# Probleme éclairage ibook G4



## m&m's (19 Novembre 2010)

Bonjour, 

Depuis que j'ai changé l'écran de mon ibook, l'éclairage est très faible et impossible de le régler par les bouton du clavier ou la barre de luminosité qui a disparu des préférences du moniteur, 
et dans les propriété de la carte vidéo il y a: aucun moniteur n'est connecté
comment résoudre ce problème ?

Merci.


----------



## Invité (20 Novembre 2010)

C'est l'inverter qu'il aurait fallu changer peut être ?


----------



## SadChief (20 Novembre 2010)

m&m's a dit:


> Bonjour,
> 
> Depuis que j'ai changé l'écran de mon ibook, l'éclairage est très faible et impossible de le régler par les bouton du clavier ou la barre de luminosité qui a disparu des préférences du moniteur,
> et dans les propriété de la carte vidéo il y a: aucun moniteur n'est connecté
> ...



D'abord: "aucun moniteur connecté" dans le System Profiler sous-entend "moniteur externe" - rien à voir avec le display du portable.
Ensuite: le nouvel écran, es-tu sûr qu'il était moins utilisé que celui dont il a pris la place?

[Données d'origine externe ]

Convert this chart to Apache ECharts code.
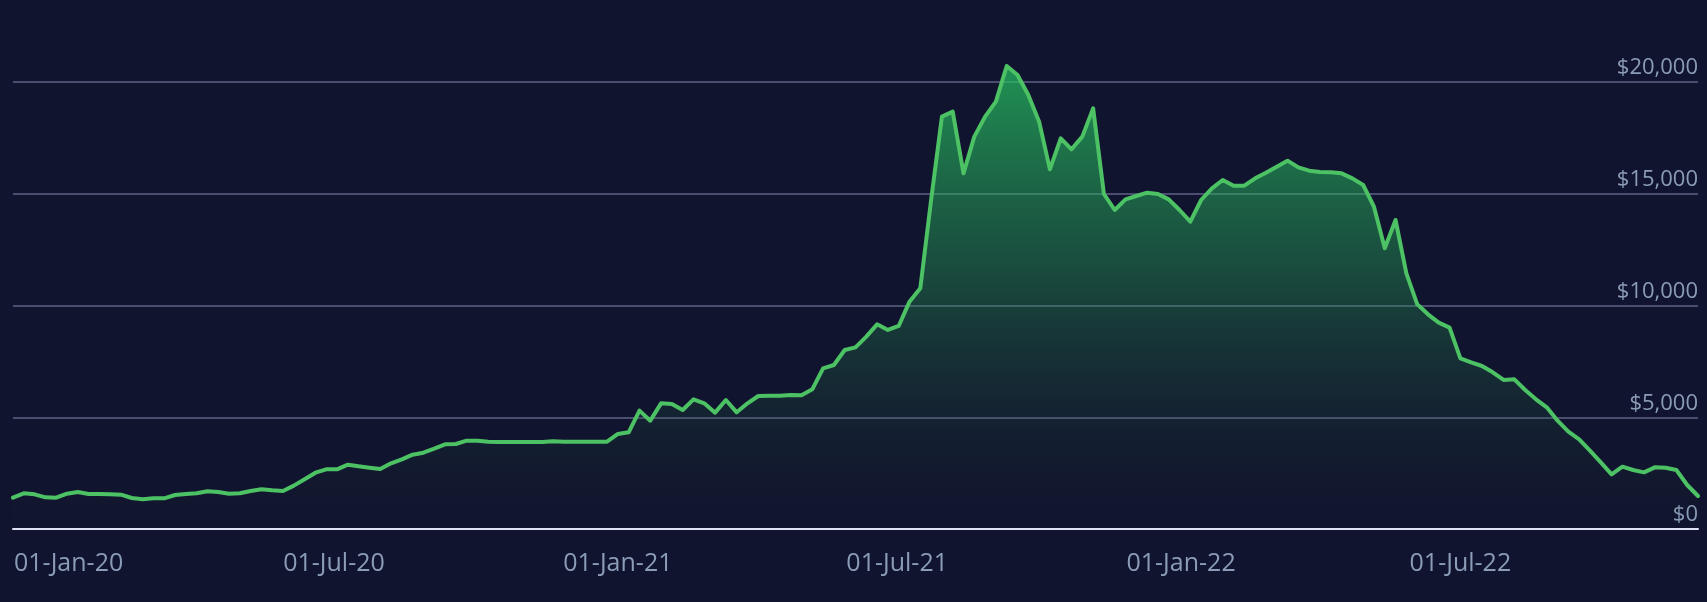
<!DOCTYPE html>
<html>
<head>
<meta charset="utf-8">
<script src="https://cdn.jsdelivr.net/npm/echarts@6/dist/echarts.min.js"></script>
<style>
html,body{margin:0;padding:0;background:#11142e;}
#chart{width:1707px;height:602px;}
</style>
</head>
<body>
<div id="chart"></div>
<script>
// Weekly series start date (first point) and values (USD)
const startDate = [2019, 11, 6];
const values = [
  1400,1597,1552,1418,1400,1581,1655,1566,1566,1552,
  1535,1387,1327,1372,1372,1521,1566,1597,1686,1655,
  1581,1597,1700,1775,1730,1700,1940,2223,2520,2670,
  2670,2878,2804,2744,2685,2938,3117,3326,3415,3594,
  3788,3803,3952,3952,3907,3893,3893,3893,3893,3893,
  3922,3907,3907,3907,3907,3907,4251,4325,5295,4847,
  5623,5593,5324,5802,5623,5205,5772,5220,5623,5951,
  5966,5966,5996,5981,6250,7189,7338,8009,8128,8605,
  9157,8904,9083,10172,10768,14720,18449,18673,15913,17555,
  18449,19120,20716,20313,19418,18225,16093,17480,16988,17555,
  18821,14989,14273,14750,14899,15048,14989,14750,14273,13751,
  14720,15244,15615,15361,15361,15690,15943,16212,16480,16182,
  16033,15973,15958,15913,15690,15391,14422,12559,13826,11441,
  10060,9606,9232,9009,7636,7457,7293,7010,6667,6696,
  6219,5802,5443,4847,4355,4012,3505,2982,2446,2789,
  2640,2535,2759,2744,2640,1968,1477
];
const xTickDates = [[2020,0,1],[2020,6,1],[2021,0,1],[2021,6,1],[2022,0,1],[2022,6,1]];
const yTicks = [0, 5000, 10000, 15000, 20000];

const dates = values.map((v, i) => new Date(startDate[0], startDate[1], startDate[2] + 7 * i).getTime());
const seriesData = values.map((v, i) => [dates[i], v]);
const xTickValues = xTickDates.map(d => new Date(d[0], d[1], d[2]).getTime());
const MONTHS = ['Jan','Feb','Mar','Apr','May','Jun','Jul','Aug','Sep','Oct','Nov','Dec'];
function fmtDate(t) {
  const d = new Date(t);
  const dd = String(d.getDate()).padStart(2, '0');
  const yy = String(d.getFullYear() % 100).padStart(2, '0');
  return dd + '-' + MONTHS[d.getMonth()] + '-' + yy;
}
function fmtMoney(v) {
  return '$' + String(Math.round(v)).replace(/\B(?=(\d{3})+(?!\d))/g, ',');
}

const chart = echarts.init(document.getElementById('chart'), null, {renderer: 'canvas'});
chart.setOption({
  backgroundColor: '#11142e',
  animation: false,
  grid: {left: 13, right: 9, top: 82, bottom: 73, containLabel: false, outerBoundsMode: 'none'},
  xAxis: {
    type: 'value',
    min: dates[0],
    max: dates[dates.length - 1],
    axisLine: {show: true, onZero: false, lineStyle: {color: '#dfe2f4', width: 2}},
    axisTick: {show: false},
    splitLine: {show: false},
    axisLabel: {
      customValues: xTickValues,
      showMinLabel: true,
      showMaxLabel: true,
      color: '#8b9cb7',
      fontFamily: 'Open Sans',
      fontSize: 25,
      margin: 22,
      formatter: function (val) {
        const s = fmtDate(val);
        if (val === xTickValues[0]) return '{first|' + s + '}';
        return s;
      },
      rich: {
        first: {color: '#8b9cb7', fontFamily: 'Open Sans', fontSize: 25, padding: [0, 0, 0, 31]}
      }
    }
  },
  yAxis: {
    type: 'value',
    position: 'right',
    min: yTicks[0],
    max: yTicks[yTicks.length - 1],
    interval: yTicks[1] - yTicks[0],
    axisLine: {show: false},
    axisTick: {show: false},
    splitLine: {show: true, lineStyle: {color: '#4a4e70', width: 2}},
    axisLabel: {
      inside: true,
      margin: 0,
      color: '#8b9cb7',
      fontFamily: 'Open Sans',
      fontSize: 22,
      verticalAlign: 'bottom',
      lineHeight: 22,
      padding: [0, 0, 3, 0],
      formatter: function (v) { return fmtMoney(v); }
    }
  },
  series: [{
    type: 'line',
    data: seriesData,
    symbol: 'none',
    clip: false,
    lineStyle: {color: '#4cc264', width: 4, join: 'round', cap: 'round'},
    areaStyle: {
      color: new echarts.graphic.LinearGradient(0, 0, 0, 1, [
        {offset: 0, color: 'rgba(38,200,100,1)'},
        {offset: 0.45, color: 'rgba(38,160,85,0.55)'},
        {offset: 1, color: 'rgba(30,60,50,0)'}
      ])
    }
  }]
});
</script>
</body>
</html>
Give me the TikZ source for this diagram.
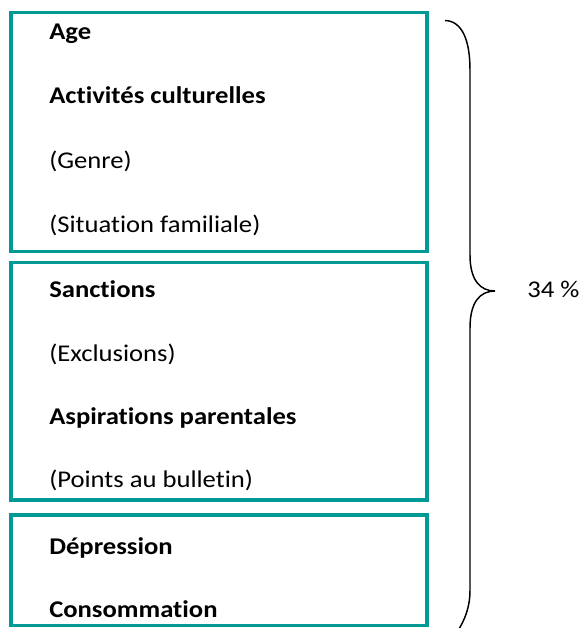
\documentclass[tikz,border=0pt]{standalone}
\usepackage{fontspec}
\setmainfont{Carlito}[FakeStretch=1.11,RawFeature=-liga]
\definecolor{tealbox}{RGB}{0,153,150}
\begin{document}
\begin{tikzpicture}[x=0.75pt,y=-0.75pt,
  box/.style={draw=tealbox,line width=2.4pt},
  lbl/.style={anchor=base west,inner sep=0pt,font=\fontsize{18}{21}\selectfont},
  blbl/.style={lbl,font=\fontsize{18}{21}\selectfont\bfseries},
  bracepath/.style={draw=black,line width=1.1pt}]
\useasboundingbox (0,0) rectangle (580,628);
\draw[box] (11,12.5) rectangle (427,251.5);
\draw[box] (11,262.5) rectangle (427,500);
\draw[box] (11,515) rectangle (427,625.5);
\node[blbl] (age) at (49,39.5) {Age};
\node[blbl] (act) at (49,103.5) {Activités culturelles};
\node[lbl] (gen) at (49,168.5) {(Genre)};
\node[lbl] (sit) at (49,232) {(Situation familiale)};
\node[blbl] (san) at (49,297.5) {Sanctions};
\node[lbl] (exc) at (49,361) {(Exclusions)};
\node[blbl] (asp) at (49,424.5) {Aspirations parentales};
\node[lbl] (pts) at (49,487.5) {(Points au bulletin)};
\node[blbl] (dep) at (49,554) {Dépression};
\node[blbl] (con) at (49,617) {Consommation};
\node[lbl] (pct) at (527,297) {34 \%};
\draw[bracepath] (445,20.5) .. controls (462,21) and (470,40) .. (470,70)
  -- (470,255) .. controls (470,280) and (480,291) .. (495,291)
  .. controls (480,291) and (470,302) .. (470,328)
  -- (470,590) .. controls (470,607) and (465,620) .. (457,632);
\end{tikzpicture}
\end{document}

Il est du type rétro-éclairé par CCFL (Cold Cathode Fluorescent Lamp) qui a une durée de vie d'environ 10,000 heures en moyenne. A raison de 5 heures par jour, ceci donne une durée de vie de 6 à 7 ans.

Sadchief


----------



## m&m's (22 Novembre 2010)

Merci pour vos réponse, j'en conclu donc que l'écran est mort


----------